■ Exercise task ■
Once the pictures are set aside, transcribe the remaining data exactly.

■ Provided material ■
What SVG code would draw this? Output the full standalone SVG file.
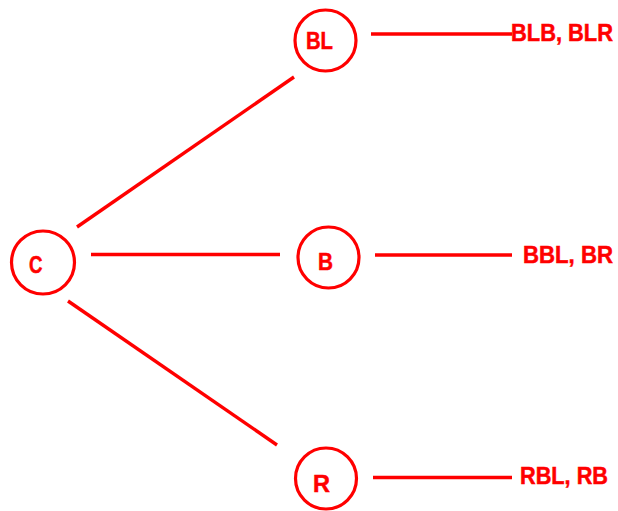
<svg xmlns="http://www.w3.org/2000/svg" width="618" height="511" viewBox="0 0 618 511">
<style>
.n{fill:none;stroke:#ff0000;stroke-width:3.2}
.e{stroke:#ff0000;stroke-width:3.4;fill:none}
.t{font-family:"Liberation Sans",Arial,sans-serif;font-weight:bold;font-size:23px;fill:#ff0000;stroke:#ff0000;stroke-width:0.5}
</style>
<rect width="618" height="511" fill="#ffffff"/>
<g id="connectors">
<line class="e" x1="77" y1="227" x2="294" y2="77"/>
<line class="e" x1="91" y1="254.5" x2="280" y2="254.5"/>
<line class="e" x1="68" y1="301" x2="277" y2="445"/>
<line class="e" x1="371" y1="34" x2="512" y2="34"/>
<line class="e" x1="375" y1="255" x2="512" y2="255"/>
<line class="e" x1="373" y1="477.5" x2="512" y2="477.5"/>
</g>
<g id="node-C">
<circle class="n" cx="43" cy="262.5" r="31.5"/>
<text class="t" x="29" y="272.5" textLength="13.5" lengthAdjust="spacingAndGlyphs">C</text>
</g>
<g id="node-BL">
<circle class="n" cx="325.5" cy="40.5" r="30.5"/>
<text class="t" x="306" y="49" textLength="27" lengthAdjust="spacingAndGlyphs">BL</text>
</g>
<g id="node-B">
<circle class="n" cx="328.5" cy="257.5" r="30.5"/>
<text class="t" x="318" y="270" textLength="15" lengthAdjust="spacingAndGlyphs">B</text>
</g>
<g id="node-R">
<circle class="n" cx="326" cy="478.5" r="30.5"/>
<text class="t" x="313" y="491.5" textLength="17" lengthAdjust="spacingAndGlyphs">R</text>
</g>
<g id="leaf-BL">
<text class="t" x="511" y="41" textLength="102" lengthAdjust="spacingAndGlyphs">BLB, BLR</text>
</g>
<g id="leaf-B">
<text class="t" x="523" y="263" textLength="90" lengthAdjust="spacingAndGlyphs">BBL, BR</text>
</g>
<g id="leaf-R">
<text class="t" x="520" y="484" textLength="88" lengthAdjust="spacingAndGlyphs">RBL, RB</text>
</g>
</svg>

■ Expected output ■
What SVG code would draw this? Output the full standalone SVG file.
<svg xmlns="http://www.w3.org/2000/svg" width="618" height="511" viewBox="0 0 618 511">
<style>
.n{fill:none;stroke:#ff0000;stroke-width:3.2}
.e{stroke:#ff0000;stroke-width:3.4;fill:none}
.t{font-family:"Liberation Sans",Arial,sans-serif;font-weight:bold;font-size:23px;fill:#ff0000;stroke:#ff0000;stroke-width:0.5}
</style>
<rect width="618" height="511" fill="#ffffff"/>
<g id="connectors">
<line class="e" x1="77" y1="227" x2="294" y2="77"/>
<line class="e" x1="91" y1="254.5" x2="280" y2="254.5"/>
<line class="e" x1="68" y1="301" x2="277" y2="445"/>
<line class="e" x1="371" y1="34" x2="512" y2="34"/>
<line class="e" x1="375" y1="255" x2="512" y2="255"/>
<line class="e" x1="373" y1="477.5" x2="512" y2="477.5"/>
</g>
<g id="node-C">
<circle class="n" cx="43" cy="262.5" r="31.5"/>
<text class="t" x="29" y="272.5" textLength="13.5" lengthAdjust="spacingAndGlyphs">C</text>
</g>
<g id="node-BL">
<circle class="n" cx="325.5" cy="40.5" r="30.5"/>
<text class="t" x="306" y="49" textLength="27" lengthAdjust="spacingAndGlyphs">BL</text>
</g>
<g id="node-B">
<circle class="n" cx="328.5" cy="257.5" r="30.5"/>
<text class="t" x="318" y="270" textLength="15" lengthAdjust="spacingAndGlyphs">B</text>
</g>
<g id="node-R">
<circle class="n" cx="326" cy="478.5" r="30.5"/>
<text class="t" x="313" y="491.5" textLength="17" lengthAdjust="spacingAndGlyphs">R</text>
</g>
<g id="leaf-BL">
<text class="t" x="511" y="41" textLength="102" lengthAdjust="spacingAndGlyphs">BLB, BLR</text>
</g>
<g id="leaf-B">
<text class="t" x="523" y="263" textLength="90" lengthAdjust="spacingAndGlyphs">BBL, BR</text>
</g>
<g id="leaf-R">
<text class="t" x="520" y="484" textLength="88" lengthAdjust="spacingAndGlyphs">RBL, RB</text>
</g>
</svg>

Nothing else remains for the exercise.